Prendiamoci una pausa dalle sbornie di intelligenza artificiale e dai viaggi esotici: il clima invernale ci invita a conversare al calduccio sull’umorismo di certi armatori ottocenteschi, il cui esuberante spirito trovava espressione perfino nella scelta dei nomi delle loro navi.
Assegnare il nome a un’imbarcazione è sempre stato un processo complesso e ricco di sfumature. Le fonti d’ispirazione spaziano dai nomi di famiglia a località care all’armatore, da personaggi storici o politici a semplici invenzioni di fantasia. A Camogli, dove l’attività marittima era strettamente intrecciata con le vicende dei nuclei familiari, la scelta del nome di una nave rispecchiava spesso sentimenti e dinamiche sociali: rivalità, amicizie, ambizioni e persino invidie. La nave, d’altronde, non era solo un mezzo per solcare i mari, ma l’estensione stessa della propria impresa e identità.
1910 circa: immagine Unione Marittima Camogliese: il primo seduto al centro verso destra è il noto Sindaco Davide Olivari (immagine Archivio Ferrari)
Una ricerca condotta tempo addietro mise in luce come certi armatori, definiti da alcuni“stōndäi”, cioè eccentrici e creativi, battezzarono i loro velieri con nomi tanto insoliti quanto evocativi.
Non mancarono perciò scelte singolari: si racconta di un armatore con un peculiare difetto di pronuncia (e uno spiccato senso d’ironia), il quale volle dare alla sua nave un nome che ne fosse il riflesso diretto, fu battezzata così la veloce “Pefetta” che solcò i mari di mezzo mondo!

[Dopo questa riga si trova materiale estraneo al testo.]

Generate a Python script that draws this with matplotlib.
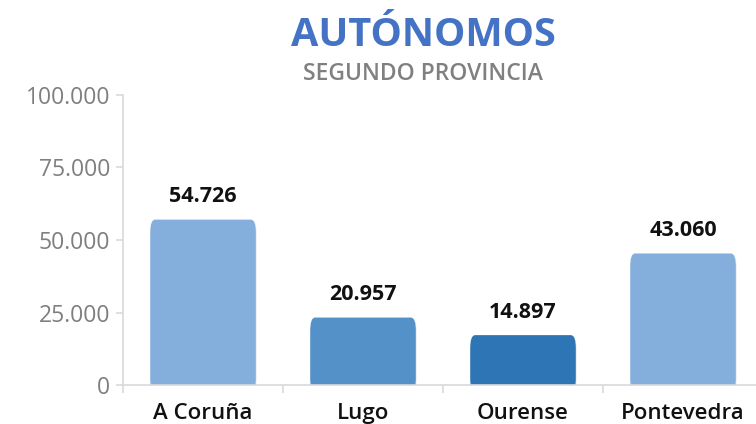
import matplotlib
matplotlib.use("Agg")
import matplotlib.pyplot as plt
from matplotlib.patches import FancyBboxPatch
from matplotlib.ticker import FuncFormatter, FixedLocator

provincias = ["A Coruña", "Lugo", "Ourense", "Pontevedra"]
autonomos = [54726, 20957, 14897, 43060]
colores = ["#84AEDB", "#5591C9", "#2E75B6", "#84AEDB"]
yticks = [0, 25000, 50000, 75000, 100000]

def fmt(v):
    return f"{int(round(v)):,}".replace(",", ".")

W, H = 756, 424
fig = plt.figure(figsize=(W / 100, H / 100), dpi=100)
fig.patch.set_facecolor("white")
ax = fig.add_axes([123 / W, 39 / H, 640 / W, 290 / H])
ax.set_facecolor("white")

x = list(range(len(provincias)))
bars = ax.bar(x, autonomos, width=0.66, color=colores, zorder=2)
pad_y = 2300
for b, c in zip(bars, colores):
    bx, by = b.get_x(), b.get_y()
    bw, bh = b.get_width(), b.get_height()
    b.set_visible(False)
    sh = FancyBboxPatch((bx + 0.02, by), bw - 0.03, bh - 300,
                        boxstyle="round,pad=0.015,rounding_size=0.03",
                        mutation_aspect=pad_y / 0.015,
                        facecolor="#e6e6e6", edgecolor="none", zorder=1)
    ax.add_patch(sh)
    p = FancyBboxPatch((bx + 0.015, by), bw - 0.03, bh,
                       boxstyle="round,pad=0.015,rounding_size=0.03",
                       mutation_aspect=pad_y / 0.015,
                       facecolor=c, edgecolor="none", zorder=2)
    ax.add_patch(p)
    ax.text(b.get_x() + bw / 2, bh + pad_y + 4200, fmt(bh), ha="center", va="bottom",
            fontsize=15.5, fontweight="bold", color="#111111", family="Open Sans")

ax.set_xlim(-0.5, len(provincias) - 0.5)
ax.set_ylim(0, 100000)
ax.yaxis.set_major_locator(FixedLocator(yticks))
ax.yaxis.set_major_formatter(FuncFormatter(lambda v, p: fmt(v)))
ax.set_xticks(x)
ax.set_xticklabels(provincias)
ax.set_xticks([i - 0.5 for i in range(len(provincias) + 1)], minor=True)

for s in ["top", "right"]:
    ax.spines[s].set_visible(False)
for s in ["left", "bottom"]:
    ax.spines[s].set_color("#d9d9d9")
    ax.spines[s].set_linewidth(1.2)

ax.tick_params(axis="y", length=5, width=1.2, color="#d9d9d9", labelsize=16.5,
               labelcolor="#7f7f7f", pad=4)
ax.tick_params(axis="x", which="major", length=0, labelsize=16, labelcolor="#111111", pad=13)
ax.tick_params(axis="x", which="minor", length=6, width=1.2, color="#d9d9d9")
for lab in ax.get_xticklabels() + ax.get_yticklabels():
    lab.set_family("Open Sans")
for lab in ax.get_xticklabels():
    lab.set_fontweight("semibold")

fig.text(423 / W, 1 - 35 / H, "AUTÓNOMOS", ha="center", va="center",
         fontsize=28.5, fontweight="bold", color="#4472C4", family="Open Sans")
fig.text(423 / W, 1 - 74 / H, "SEGUNDO PROVINCIA", ha="center", va="center",
         fontsize=16.5, fontweight="semibold", color="#808080", family="Open Sans")

fig.savefig("out.png", dpi=100, facecolor="white")
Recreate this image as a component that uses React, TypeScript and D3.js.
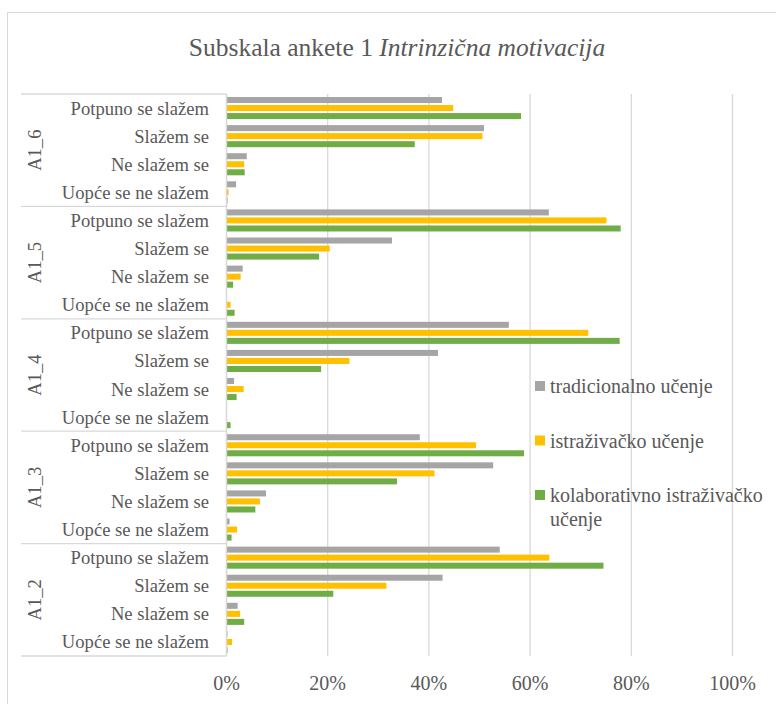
import React from 'react';
import * as d3 from 'd3';

// groups top to bottom, categories top to bottom inside each group
const groups = ['A1_6', 'A1_5', 'A1_4', 'A1_3', 'A1_2'];
const categories = ['Potpuno se slažem', 'Slažem se', 'Ne slažem se', 'Uopće se ne slažem'];
const seriesNames = ['tradicionalno učenje', 'istraživačko učenje', 'kolaborativno istraživačko učenje'];
const seriesColors = ['#A5A5A5', '#FFC000', '#70AD47'];
const ticks = [0, 0.2, 0.4, 0.6, 0.8, 1];

// values in %, one row per group, in category order
const tradicionalno = [
  [42.6, 50.9, 4.0, 1.9],
  [63.7, 32.7, 3.2, 0],
  [55.8, 41.8, 1.5, 0.1],
  [38.2, 52.7, 7.8, 0.6],
  [54.0, 42.7, 2.2, 0.2],
];
const istrazivacko = [
  [44.8, 50.6, 3.5, 0.4],
  [75.1, 20.4, 2.8, 0.8],
  [71.5, 24.3, 3.4, 0.1],
  [49.3, 41.1, 6.6, 2.1],
  [63.8, 31.6, 2.7, 1.1],
];
const kolaborativno = [
  [58.2, 37.2, 3.6, 0.2],
  [77.9, 18.3, 1.3, 1.6],
  [77.7, 18.7, 2.0, 0.8],
  [58.8, 33.7, 5.7, 1.0],
  [74.5, 21.1, 3.5, 0.2],
];

const allSeries = [tradicionalno, istrazivacko, kolaborativno];

const W = 776, H = 704;
const font = "'Times New Roman', Times, Tinos, 'Liberation Serif', 'DejaVu Serif', 'Noto Serif', serif";
const txt = '#595959';
const gridClr = '#D9D9D9';

export default function App() {
  const x = d3.scaleLinear().domain([0, 1]).range([226.5, 732.5]);
  const yGroup = d3.scaleBand().domain(groups).range([94, 656]).padding(0);
  const yCat = d3.scaleBand().domain(categories).range([0, yGroup.bandwidth()]).padding(0);
  const ySer = d3.scaleBand<number>().domain([0, 1, 2]).range([0, yCat.bandwidth()])
    .paddingInner(0.25).paddingOuter(0.375);

  const rows: {g: string, c: string, s: number, v: number}[] = [];
  groups.forEach((g, gi) => categories.forEach((c, ci) => allSeries.forEach((ser, si) => {
    rows.push({g, c, s: si, v: ser[gi][ci] / 100});
  })));

  const y0 = yGroup.range()[0], y1 = yGroup.range()[1];
  const boundaries = groups.map(g => yGroup(g)!).concat([y1]);

  return (
    <svg width={W} height={H} style={{position: 'absolute', left: 0, top: 0, background: '#fff', fontFamily: font}}>
      <rect x={7.5} y={12.5} width={W + 10} height={H + 10} fill="#fff" stroke={gridClr} />

      <text x={397} y={56} textAnchor="middle" fontSize={25.5} fill={txt}>
        Subskala ankete 1 <tspan fontStyle="italic">Intrinzična motivacija</tspan>
      </text>

      {/* gridlines */}
      {ticks.map(t => (
        <line key={t} x1={x(t)} x2={x(t)} y1={y0} y2={y1} stroke={gridClr} strokeWidth={1.3} />
      ))}

      {/* bars */}
      {rows.map((r, i) => (
        <rect key={i} x={x(0)} y={yGroup(r.g)! + yCat(r.c)! + ySer(r.s)!}
          width={x(r.v) - x(0)} height={ySer.bandwidth()} fill={seriesColors[r.s]} />
      ))}

      {/* category axis */}
      <line x1={x(0)} x2={x(0)} y1={y0} y2={y1} stroke={gridClr} strokeWidth={1.3} />
      {boundaries.map((b, i) => (
        <line key={i} x1={21} x2={x(0)} y1={b} y2={b} stroke={gridClr} strokeWidth={1.3} />
      ))}

      {groups.map(g => categories.map(c => (
        <text key={g + c} x={209} y={yGroup(g)! + yCat(c)! + yCat.bandwidth() / 2 + 6.5}
          textAnchor="end" fontSize={18.6} fill={txt}>{c}</text>
      )))}

      {groups.map(g => {
        const cy = yGroup(g)! + yGroup.bandwidth() / 2;
        return (
          <text key={g} transform={`translate(41,${cy}) rotate(-90)`} textAnchor="middle"
            fontSize={18.6} fill={txt}>{g}</text>
        );
      })}

      {/* value axis labels */}
      {ticks.map(t => (
        <text key={t} x={x(t)} y={690} textAnchor="middle" fontSize={20} fill={txt}>
          {d3.format('.0%')(t)}
        </text>
      ))}

      {/* legend */}
      {seriesNames.map((s, i) => {
        const ly = 386 + i * 54.5;
        const parts = i === 2 ? ['kolaborativno istraživačko', 'učenje'] : [s];
        return (
          <g key={s}>
            <rect x={535} y={ly - 5} width={10} height={10} fill={seriesColors[i]} />
            <text x={550} y={ly + 7} fontSize={20} fill={txt}>
              {parts.map((p, j) => (
                <tspan key={j} x={550} dy={j === 0 ? 0 : 24}>{p}</tspan>
              ))}
            </text>
          </g>
        );
      })}
    </svg>
  );
}
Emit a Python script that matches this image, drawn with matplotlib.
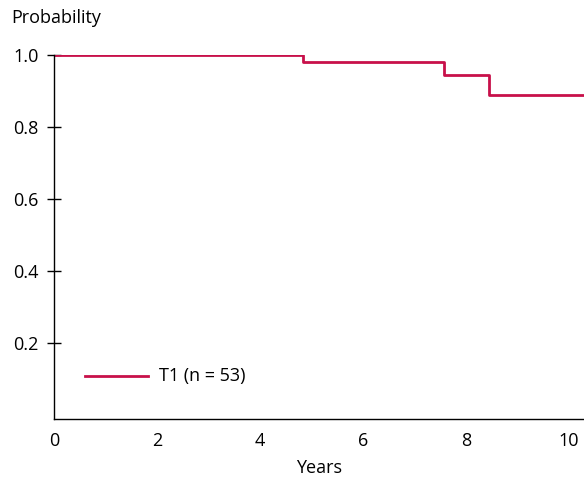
import matplotlib.pyplot as plt

# Données (Kaplan-Meier, T1)
times = [0, 4.83, 7.57, 8.45, 10.6]
survival = [1.0, 0.981, 0.943, 0.889, 0.889]
x_ticks = [0, 2, 4, 6, 8, 10]
y_ticks = [0.2, 0.4, 0.6, 0.8, 1.0]
legend_label = "T1 (n = 53)"

color = "#C8104A"
fs = 13
plt.rcParams['font.family'] = ['Open Sans', 'DejaVu Sans']

fig = plt.figure(figsize=(5.84, 4.78), dpi=100)
ax = fig.add_axes([0.0925, 0.1234, 0.9075, 0.7616])

ax.step(times, survival, where='post', color=color, lw=2.0, clip_on=True)

# légende manuelle
ax.plot([0.6, 1.83], [0.108, 0.108], color=color, lw=2.0)
ax.text(2.03, 0.108, legend_label, va='center', ha='left', fontsize=fs)

ax.set_xlim(0, 10.29)
ax.set_ylim(-0.011, 1.0)
ax.set_xticks(x_ticks)
ax.set_xticklabels([str(t) for t in x_ticks])
ax.set_yticks(y_ticks)
ax.set_yticklabels([f"{t:.1f}" for t in y_ticks])
ax.tick_params(axis='x', length=0, labelsize=fs, pad=9)
ax.tick_params(axis='y', direction='inout', length=10, width=1, labelsize=fs, pad=6)

for side in ['top', 'right']:
    ax.spines[side].set_visible(False)
for side in ['left', 'bottom']:
    ax.spines[side].set_linewidth(1.0)

ax.set_xlabel("Years", fontsize=fs, labelpad=7)
fig.text(0.02, 0.962, "Probability", fontsize=fs, ha='left', va='center')

fig.savefig("out.png", dpi=100)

Si narra poi di un brigantino chiamato “Passò quel tempo Enea”, espressione malinconica che sottolineava un’occasione ormai perduta, forse un affare sfumato o un’opportunità mancata. Un altro imprenditore commissionò la costruzione di due brigantini gemelli, assegnando loro i nomi “Sì” e “No”, quasi a voler rappresentare la dualità dell’animo umano, in un confronto che richiama il concetto orientale di Yin e Yang.
“Si” e “No”
Un caso curioso fu quello di un armatore che perse in mare un veliero particolarmente redditizio e manovriero: nel sostituirlo con uno nuovo, decise di chiamarlo “Stesso”! Proprio qui è doveroso ricordare anche l’antica tradizione di anteporre l’aggettivo Nuovo al nome della nave precedente, per onorarne la memoria.
Un altro, possessore assoluto di un brigantino e poco incline alla condivisione, non lasciò spazio a dubbi e lo chiamò semplicemente “Mio”!
Forse per spirito beffardo, o forse per puro divertimento, un proprietario decise di chiamare la propria nave “Come voi”. L’effetto era garantito: in alto mare, alla classica richiesta di riconoscimento “Come vi chiamate?”, la risposta generava inevitabilmente confusione e sconcerto. Forse si trattava di un piccolo scherzo destinato a complicare la vita del capitano!
“Mi amerai”
Infine, una storia romantica. Avevamo narrato tempo fa la triste vicenda dei due giovani innamorati, il capitano di una nave e la sua promessa sposa. Purtroppo il capitano non fece più ritorno. Il giovane aveva pianificato inutilmente di navigare con la sua amata moglie.
Per equilibrare questo grigiore, ricordiamo invece quella di un altro giovane capitano rivierasco che, per superare una delusione amorosa, battezzò la sua nave “Mi Amerai”, quasi fosse un voto di speranza. Il destino volle che, dopo qualche tempo, la ragazza che lo aveva rifiutato tornasse sui suoi passi: i due si riavvicinarono e navigarono insieme per lungo tempo su quell’unità che, a quel punto, era diventata il simbolo del loro amore ritrovato.=
Bruno Malatesta
(Tratto da “I mille bianchi velieri della Città di Camogli” di Pro Schiaffino; “Stōndäio” nel dizionario di Giovanni Casaccia è colui che è il lunatico, bisbetico, incostante, che ha la mente distratta; invece, il termine “peFetta, cioè difetto di pronuncia, non ha trovato riscontri su Casaccia, vari GPT e Google, però quand’ero ragazzino lo sentivo dire…).